Da es die Ausgangsbeschränkungen erst seit dem vergangenen Wochenende gibt, könne man noch nicht sagen, ob es deshalb nun mehr Fälle von häuslicher Gewalt gebe, erklärt Sabine Rochel, Opferschutzbeauftragte beim Polizeipräsidium Schwaben Nord. Erst in etwa zwei Wochen könne man sehen, ob es tatsächlich Auswirkungen gibt. Im Moment sei es ohnehin so, dass die Menschen vor allem damit beschäftigt seien, ihren Alltag zu bewältigen. „Sie müssen erst einmal ihr Leben organisieren. Das steht nun im Vordergrund“, sagt Rochel. Wenn wieder einigermaßen Normalität herrsche, müsse man sehen, ob das viele Zuhausesein eine Steigerung der Gewalt als Folge habe.
Auch die Bundesregierung in Berlin befasst sich mit dem Thema. Isolation und finanzielle Sorgen könnten zu mehr häuslicher Gewalt führen, sagte Bundesfamilienministerin Franziska Giffey am Dienstag im ZDF-Morgenmagazin. Umso wichtiger sei es für Opfer zu wissen, dass sie das Haus verlassen dürfen, um sich Hilfe zu holen. Das sei ein triftiger Grund. Telefonische HilfeHotlines würden angesichts der Corona-Pandemie ausgebaut, sagte die Ministerin. Arme Familien oder solche mit krassen Einkommenseinbrüchen könnten zudem ab 1. April einen Zuschlag zum Kindergeld bekommen. Vorgesehen seien bis zu 185 Euro im Monat. „Das bedeutet, dass die finanziellen Sorgen ein großes Stück abgefedert werden.“
Wie wichtig es ist, das Thema im Blick zu haben, zeigt übrigens der Blick nach China. Dort hat die Isolation Spuren hinterlassen.

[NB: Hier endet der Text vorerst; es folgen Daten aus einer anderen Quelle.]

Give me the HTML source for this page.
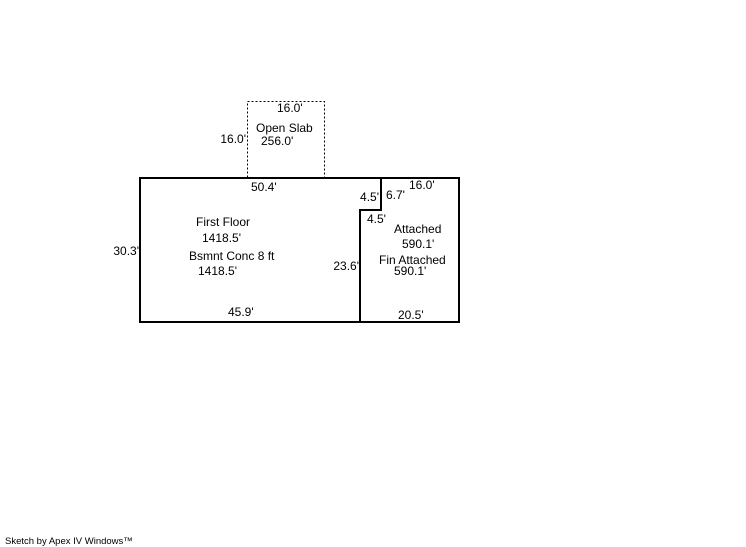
<!DOCTYPE html>
<html><head><meta charset="utf-8"><style>
html,body{margin:0;padding:0;background:#fff;width:746px;height:547px;overflow:hidden}
svg text{font-family:"Liberation Sans",Arial,sans-serif;font-size:12px;fill:#000}
</style></head><body>
<svg width="746" height="547" viewBox="0 0 746 547" xmlns="http://www.w3.org/2000/svg">
<rect x="247.5" y="101.5" width="77" height="77" fill="none" stroke="#000" stroke-width="1" stroke-dasharray="2,2"/>
<rect x="140" y="178" width="319" height="144" fill="none" stroke="#000" stroke-width="2"/>
<polyline points="381,178 381,210 360,210 360,322" fill="none" stroke="#000" stroke-width="2"/>
<text x="277" y="112">16.0'</text>
<text x="256" y="132">Open Slab</text>
<text x="261" y="145">256.0'</text>
<text x="246" y="143" text-anchor="end">16.0'</text>
<text x="251" y="191">50.4'</text>
<text x="379" y="201" text-anchor="end">4.5'</text>
<text x="386" y="199">6.7'</text>
<text x="409" y="189">16.0'</text>
<text x="367" y="223">4.5'</text>
<text x="196" y="226">First Floor</text>
<text x="202" y="242">1418.5'</text>
<text x="189" y="260">Bsmnt Conc 8 ft</text>
<text x="198" y="275">1418.5'</text>
<text x="139" y="255" text-anchor="end">30.3'</text>
<text x="394" y="233">Attached</text>
<text x="402" y="248">590.1'</text>
<text x="379" y="264">Fin Attached</text>
<text x="394" y="275">590.1'</text>
<text x="359" y="270" text-anchor="end">23.6'</text>
<text x="228" y="316">45.9'</text>
<text x="398" y="319">20.5'</text>
<text x="5" y="544" style="font-size:9.5px">Sketch by Apex IV Windows™</text>
</svg>
</body></html>
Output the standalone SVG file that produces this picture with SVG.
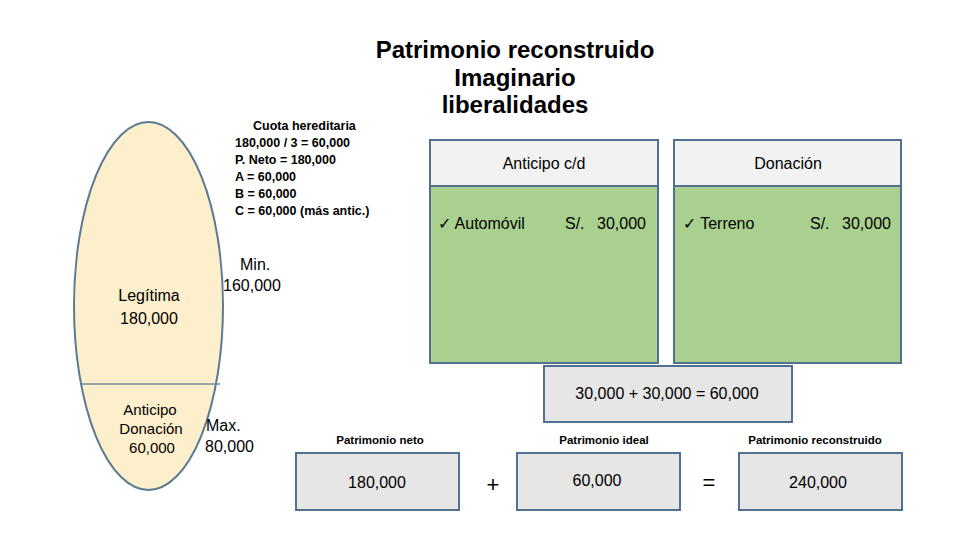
<svg xmlns="http://www.w3.org/2000/svg" width="960" height="540" viewBox="0 0 960 540">
<style>
text{font-family:"Liberation Sans",Arial,sans-serif;fill:#000}
.t{font-size:24px;font-weight:bold;text-anchor:middle}
.c{font-size:12.5px;font-weight:bold}
.m{font-size:16px}
.mc{font-size:16px;text-anchor:middle}
.sc{font-size:15px;text-anchor:middle}
.lb{font-size:11.5px;font-weight:bold;text-anchor:middle}
.e{text-anchor:end}
.box{stroke:#52708f;stroke-width:2}
.hd{fill:#f2f2f2}
.gr{fill:#a9d08e}
.gy{fill:#e6e6e6}
</style>
<rect width="960" height="540" fill="#fff"/>
<g id="title">
<text class="t" x="515" y="58">Patrimonio reconstruido</text>
<text class="t" x="515" y="86">Imaginario</text>
<text class="t" x="515" y="113">liberalidades</text>
</g>
<g id="ellipse">
<ellipse cx="148.5" cy="306" rx="74.5" ry="184" fill="#fdefcb" stroke="#5a7a95" stroke-width="2"/>
<line x1="82" y1="384" x2="220" y2="384" stroke="#6f8aa6" stroke-width="1.5"/>
<text class="mc" x="149" y="301">Legítima</text>
<text class="mc" x="149" y="324">180,000</text>
<text class="sc" x="150" y="415">Anticipo</text>
<text class="sc" x="151" y="434">Donación</text>
<text class="sc" x="152" y="453">60,000</text>
</g>
<g id="cuota">
<text class="c" x="253" y="130">Cuota hereditaria</text>
<text class="c" x="235" y="147">180,000 / 3 = 60,000</text>
<text class="c" x="235" y="164">P. Neto = 180,000</text>
<text class="c" x="235" y="181">A = 60,000</text>
<text class="c" x="235" y="198">B = 60,000</text>
<text class="c" x="235" y="215">C = 60,000 (más antic.)</text>
</g>
<g id="min">
<text class="m" x="240" y="270">Min.</text>
<text class="m" x="223" y="291">160,000</text>
</g>
<g id="max">
<text class="m" x="206" y="431">Max.</text>
<text class="m" x="205" y="452">80,000</text>
</g>
<g id="anticipo">
<rect class="box hd" x="430" y="140" width="228" height="46"/>
<rect class="box gr" x="430" y="186" width="228" height="177"/>
<text class="mc" x="544" y="169">Anticipo c/d</text>
<text class="m" x="438" y="229">✓ Automóvil</text>
<text class="m" x="565" y="229">S/.</text>
<text class="m e" x="646" y="229">30,000</text>
</g>
<g id="donacion">
<rect class="box hd" x="674" y="140" width="227" height="46"/>
<rect class="box gr" x="674" y="186" width="227" height="177"/>
<text class="mc" x="788" y="169">Donación</text>
<text class="m" x="683" y="229">✓ Terreno</text>
<text class="m" x="810" y="229">S/.</text>
<text class="m e" x="891" y="229">30,000</text>
</g>
<g id="suma">
<rect class="box gy" x="544" y="366" width="248" height="56"/>
<text class="mc" x="667" y="399">30,000 + 30,000 = 60,000</text>
</g>
<g id="neto">
<text class="lb" x="380" y="444">Patrimonio neto</text>
<rect class="box gy" x="296" y="453" width="163" height="57"/>
<text class="mc" x="377" y="488">180,000</text>
</g>
<g id="ops">
<text x="493" y="492" font-size="22" text-anchor="middle">+</text>
<text x="709" y="490" font-size="22" text-anchor="middle">=</text>
</g>
<g id="ideal">
<text class="lb" x="604" y="444">Patrimonio ideal</text>
<rect class="box gy" x="517" y="453" width="163" height="57"/>
<text class="mc" x="597" y="486">60,000</text>
</g>
<g id="reconstruido">
<text class="lb" x="815" y="444">Patrimonio reconstruido</text>
<rect class="box gy" x="739" y="453" width="163" height="57"/>
<text class="mc" x="818" y="488">240,000</text>
</g>
<g id="connectors"></g>
</svg>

Die Pekinger Frauenrechtsorganisation „Weiping“meldete mehreren Medienberichten zufolge, dass die Zahl der Beschwerden von Opfern häuslicher Gewalt dreimal so hoch sei wie vor der Coronakrise.
OHilfe gibt es zum Beispiel telefonisch bei den Ehe-/Familien- und Erziehungsberatungsstellen vor Ort. Kinder können sich an die „Nummer gegen Kummer“wenden: 116 111.